No, that would presume (with no reason to presume it) that the information was conveyed to him in the OR and not before.
Let's go back to what I said:
For Shaw to have been right, the bullet could not have come out at any point before he left the OR. This statement is completely agnostic as to when Shaw became aware of the thigh wound and the possibility of a bullet therein, at least so long as he knew before he left the OR after the chest procedure. Of course, if you think differently, you could always provide your reasoning, rather than belching out unsupported assertion after unsupported assertion.
That’s because you also presuming (with no reason to presume it) that there was either a bullet in Connally’s leg the entire time or there was never a bullet in Connally’s leg the entire time. It doesn’t consider the possibility that both Shaw’s statement and Gregory’s statement could be correct, but at different times.
What evidence is there that the bullet came out or was removed at any time during Connally's presence in the OR? Nothing. So any scenario you might be dreaming of here requires a whole slew of assumptions to explain what happened, whodunnit, and why we don't know about it. in short, FAIL.
A few things you might want to consider:
Gregory arrived in the OR not long after Shaw. Shires arrived in the OR when "the chest wound had been debrided and was being closed [...] and the arm and leg wounds were being prepared for surgery. There are no gaps between Shaw's, Gregory's and Shires' presences.
Operating rooms are, by sanitational necessity, austere spaces. It's not hard to spot a foreign object that's fallen onto the table or onto the floor. They are also, by the same necessity, cleaned often and thoroughly. The only place in the OR where you might expect to lose something is in the patient's body. The chances that a bullet would roll around on the floor undetected is close enough to nil to be discounted unless evidence of this comes to light. And that evidence is also nil.
In his book Unnatural Death, Michael Baden says that, once they're all the way in, bullets do not fall out. As the bullet penetrates through the soft tissues, the tissue stretches before failing. The result is that the permanent wound cavity is slightly smaller than the object that made it. So when everything comes to rest, the wound track closes behind the projectile, holding the object inside. I've read that there are cases where a bullet that lodged near the surface was worked outwards by the cumulative effects of body movement to a point where it can penetrate the skin and be removed by hand. However, this takes months or years after the initial injury, so that doesn't apply here. The idea that Connally's thigh wound went from hole with a bullet hidden inside to Free Willy without human intervention is also vanishingly small.

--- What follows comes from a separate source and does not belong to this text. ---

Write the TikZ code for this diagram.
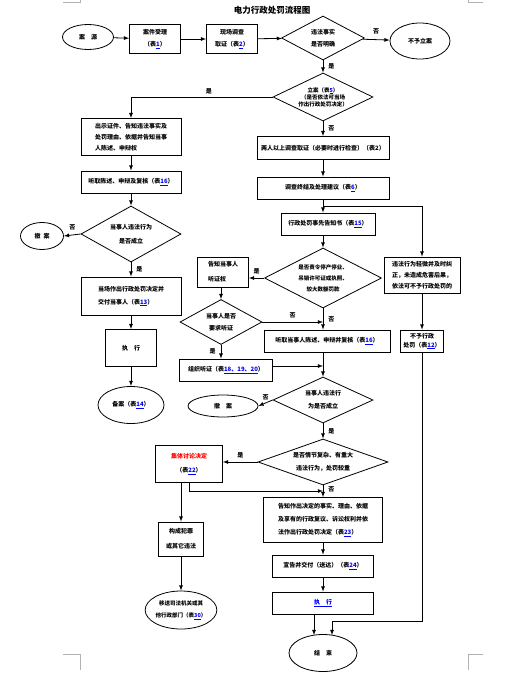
\documentclass[tikz,border=0pt]{standalone}
\usepackage{fontspec}
\setmainfont{Noto Sans CJK SC}
\usepackage{tikz}
\usetikzlibrary{shapes,arrows,positioning,calc}
\usepackage{xcolor}

\newcommand{\biao}[1]{\textcolor{blue}{\underline{#1}}}

\tikzset{
  box/.style={draw,rectangle,line width=0.8pt,inner sep=1pt,align=center,font=\fontsize{6}{10}\selectfont\bfseries},
  dec/.style={draw,diamond,aspect=2.5,line width=0.8pt,inner sep=0pt,align=center,font=\fontsize{6}{10}\selectfont\bfseries},
  term/.style={draw,ellipse,line width=0.8pt,inner sep=0pt,align=center,font=\fontsize{6}{10}\selectfont\bfseries},
  sz/.style 2 args={minimum width=#1pt,minimum height=#2pt},
  lbl/.style={font=\fontsize{6}{7}\selectfont\bfseries,inner sep=0pt},
  arr/.style={->,>=latex,line width=0.8pt},
}

\begin{document}
\begin{tikzpicture}[x=1pt,y=-1pt]
\useasboundingbox (0,0) rectangle (520,680);
% page corner marks
\foreach \cx/\dx in {80/-17,468/15} {
  \draw[gray!60,line width=0.5pt] (\cx+\dx,2) -| (\cx,0);
  \draw[gray!60,line width=0.5pt] (\cx+\dx,654) -| (\cx,670);
}

\node[font=\fontsize{8.5}{10}\selectfont\bfseries] (title) at (272,10) {电力行政处罚流程图};

% top row
\node[term,sz={51}{25}] (src) at (88,37) {案\hspace{6pt}源};
\node[box,sz={51}{29},font=\fontsize{6}{12}\selectfont\bfseries] (accept) at (155,39) {案件受理\\（表\biao{1}）};
\node[box,sz={51}{29},font=\fontsize{6}{12}\selectfont\bfseries] (survey) at (232,39) {现场调查\\取证（表\biao{2}）};
\node[dec,sz={83}{44},font=\fontsize{6}{12}\selectfont\bfseries] (clear) at (323,38) {违法事实\\是否明确};
\node[term,sz={60}{36}] (noreg) at (420,41) {不予立案};

% main column
\node[dec,sz={100}{48},font=\fontsize{5.5}{7}\selectfont\bfseries] (file) at (323,97) {立案（表\biao{5}）\\（是否依法可当场\\作出行政处罚决定）};
\node[box,sz={132}{23}] (twoppl) at (323,148) {两人以上调查取证（必要时进行检查）（表2）};
\node[box,sz={132}{22}] (end) at (323,188) {调查终结及处理建议（表\biao{6}）};
\node[box,sz={94}{22}] (notice) at (328,224) {行政处罚事先告知书（表\biao{15}）};
\node[dec,aspect=2,sz={117}{60},font=\fontsize{5.5}{11}\selectfont\bfseries] (big) at (323,278) {是否责令停产停业、\\吊销许可证或执照、\\较大数额罚款};
\node[box,sz={126}{22}] (state) at (327,341) {听取当事人陈述、申辩并复核（表\biao{16}）};
\node[dec,sz={100}{46},font=\fontsize{6}{13}\selectfont\bfseries] (valid) at (323,400) {当事人违法行\\为是否成立};
\node[dec,sz={130}{46},font=\fontsize{6}{13}\selectfont\bfseries] (heavy) at (323,462) {是否情节复杂、有重大\\违法行为，处罚较重};
\node[box,sz={119}{45},align=left,font=\fontsize{6}{13}\selectfont\bfseries] (decide) at (323,520) {告知作出决定的事实、理由、依据\\及享有的行政复议、诉讼权利并依\\法作出行政处罚决定（表\biao{23}）};
\node[box,sz={101}{22}] (deliver) at (323,566) {宣告并交付（送达）（表\biao{24}）};
\node[box,sz={101}{22}] (exec) at (323,603) {\biao{执\hspace{6pt}行}};
\node[term,sz={68}{37}] (finish) at (323,653) {结\hspace{6pt}束};

% hearing branch
\node[box,sz={51}{30},align=left,font=\fontsize{6}{15}\selectfont\bfseries] (tellh) at (223,272) {告知当事人\\听证权};
\node[dec,sz={82}{45},font=\fontsize{6}{12}\selectfont\bfseries] (askh) at (221,322) {当事人是否\\要求听证};
\node[box,sz={93}{22}] (orgh) at (226,370) {组织听证（表\biao{18、19、20}）};
\node[term,sz={70}{22}] (cancel) at (223,406) {撤\hspace{6pt}案};
\node[box,sz={67}{37},font=\fontsize{6}{14}\selectfont\bfseries] (group) at (189,464) {\textcolor{red}{集体讨论决定}\\（表\biao{22}）};
\node[box,sz={45}{34},font=\fontsize{6}{15}\selectfont\bfseries] (crime) at (181,539) {构成犯罪\\或其它违法};
\node[term,sz={67}{38},font=\fontsize{5.5}{12}\selectfont\bfseries] (transfer) at (181,610) {移送司法机关或其\\他行政部门（表\biao{30}）};

% right column
\node[box,sz={76}{36},align=left,font=\fontsize{6}{11}\selectfont\bfseries] (minor) at (422,275) {违法行为轻微并及时纠\\正，未造成危害后果，\\依法可不予行政处罚的};
\node[box,sz={43}{22},font=\fontsize{6}{9}\selectfont\bfseries] (nopun) at (422,341) {不予行政\\处罚（表\biao{12}）};

% left column
\node[box,sz={100}{37},align=left,font=\fontsize{6}{11}\selectfont\bfseries] (spot) at (131,137) {出示证件、告知违法事实及\\处罚理由、依据并告知当事\\人陈述、申辩权};
\node[box,sz={100}{22}] (lstate) at (131,182) {听取陈述、申辩及复核（表\biao{16}）};
\node[dec,sz={100}{56},font=\fontsize{6}{14}\selectfont\bfseries] (lvalid) at (131,234) {当事人违法行为\\是否成立};
\node[term,sz={43}{27}] (lcancel) at (42,236) {撤\hspace{3pt}案};
\node[box,sz={100}{38},align=left,font=\fontsize{6}{13}\selectfont\bfseries] (lsentence) at (131,296) {当场作出行政处罚决定并\\交付当事人（表\biao{13}）};
\node[box,sz={51}{37}] (lexec) at (131,348) {执\hspace{6pt}行};
\node[term,sz={66}{37}] (record) at (131,405) {备案（表\biao{14}）};

\coordinate (split) at (323,206);
\coordinate (turn) at (332,621);
\coordinate (merge) at (189,491);

% connectors
\draw[arr] (src) -- (accept);
\draw[arr] (accept) -- (survey);
\draw[arr] (survey) -- (clear);
\draw[arr] (clear) -- node[lbl,above=5pt]{否} (noreg);
\draw[arr] (clear) -- node[lbl,right=5pt]{是} (file);
\draw[arr] (file.west) -| node[lbl,pos=0.225,above=3pt]{是} (spot.north);
\draw[arr] (file) -- node[lbl,right=5pt]{否} (twoppl);
\draw[arr] (twoppl) -- (end);
\draw[arr] (end.south) -- (end.south |- notice.north);
\draw[arr] (split) -| (minor.north);
\draw[arr] (notice.south -| big.north) -- (big.north);
\draw[arr] (big.west) -- node[lbl,above=4pt]{是} (big.west -| tellh.east);
\draw[arr] (tellh.south -| askh.north) -- (askh.north);
\draw[arr] (askh.south) -- node[lbl,left=5pt]{是} (askh.south |- orgh.north);
\draw[arr] (askh.east) -- node[lbl,above=4pt]{否} (askh.east -| big.south);
\draw[arr] (big.south) -- node[lbl,right=5pt]{否} (big.south |- state.north);
\draw[arr] ($(orgh.east)+(0,-4)$) -- ($(orgh.east -| big.south)+(0,-4)$);
\draw[arr] (valid.north |- state.south) -- (valid.north);
\draw[arr] (valid.west) -- node[lbl,above=3pt]{否} (cancel.east);
\draw[arr] (valid.south) -- node[lbl,right=5pt]{是} (heavy.north);
\draw[arr] (heavy.west) -- node[lbl,above=4pt]{是} (heavy.west -| group.east);
\draw[arr] (heavy.south) -- node[lbl,right=5pt,pos=0.3]{否} (decide.north);
\draw[line width=0.8pt] (group.south -| merge) -- (merge);
\draw[arr] (merge) -- (merge -| decide.north);
\draw[arr] (crime.north |- group.south) -- (crime.north);
\draw[arr] (crime) -- (transfer);
\draw[arr] (decide) -- (deliver);
\draw[arr] (deliver) -- (exec);
\draw[arr] ($(exec.south)+(-9,0)$) -- ($(finish.north)+(-9,1)$);
\draw[arr] (minor.south) -- (nopun.north);
\draw[arr] (nopun.south) |- (turn) -- ($(finish.north)+(9,1)$);
\draw[arr] (spot) -- (lstate);
\draw[arr] (lstate) -- (lvalid);
\draw[arr] (lvalid.west) -- node[lbl,above=5pt]{否} (lcancel.east);
\draw[arr] (lvalid.south) -- node[lbl,right=5pt]{是} (lsentence.north);
\draw[arr] (lsentence) -- (lexec);
\draw[arr] (lexec) -- (record);
\end{tikzpicture}
\end{document}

MT: I'm only making one assumption, and it's used only as an explanation to reconcile Shaw's statement with the other evidence. Whatever extra assumptions you assume I'm assuming are your own assumptions, not mine
No, they are yours. You’re making a whole bunch of assumptions about what must be true if Shaw’s statement was ever correct. Assumptions specifically designed to promote your version of events.
If you want to assert that Connally still had a bullet in him when he entered the OR, but became mysteriously bullet-free when Gregory took over, then you need to explain how that happened, when it happened, who made it happen, and (hopefully, though not necessarily required) why it happened. If you lack evidence to answer any of these questions, then assumptions must be substituted instead of evidence. And there isn't any evidence that it went down this way. You're left with assumption stacked upon assumption all the way down, like turtles. I'm just reminding you of this. And you don't like it one bit.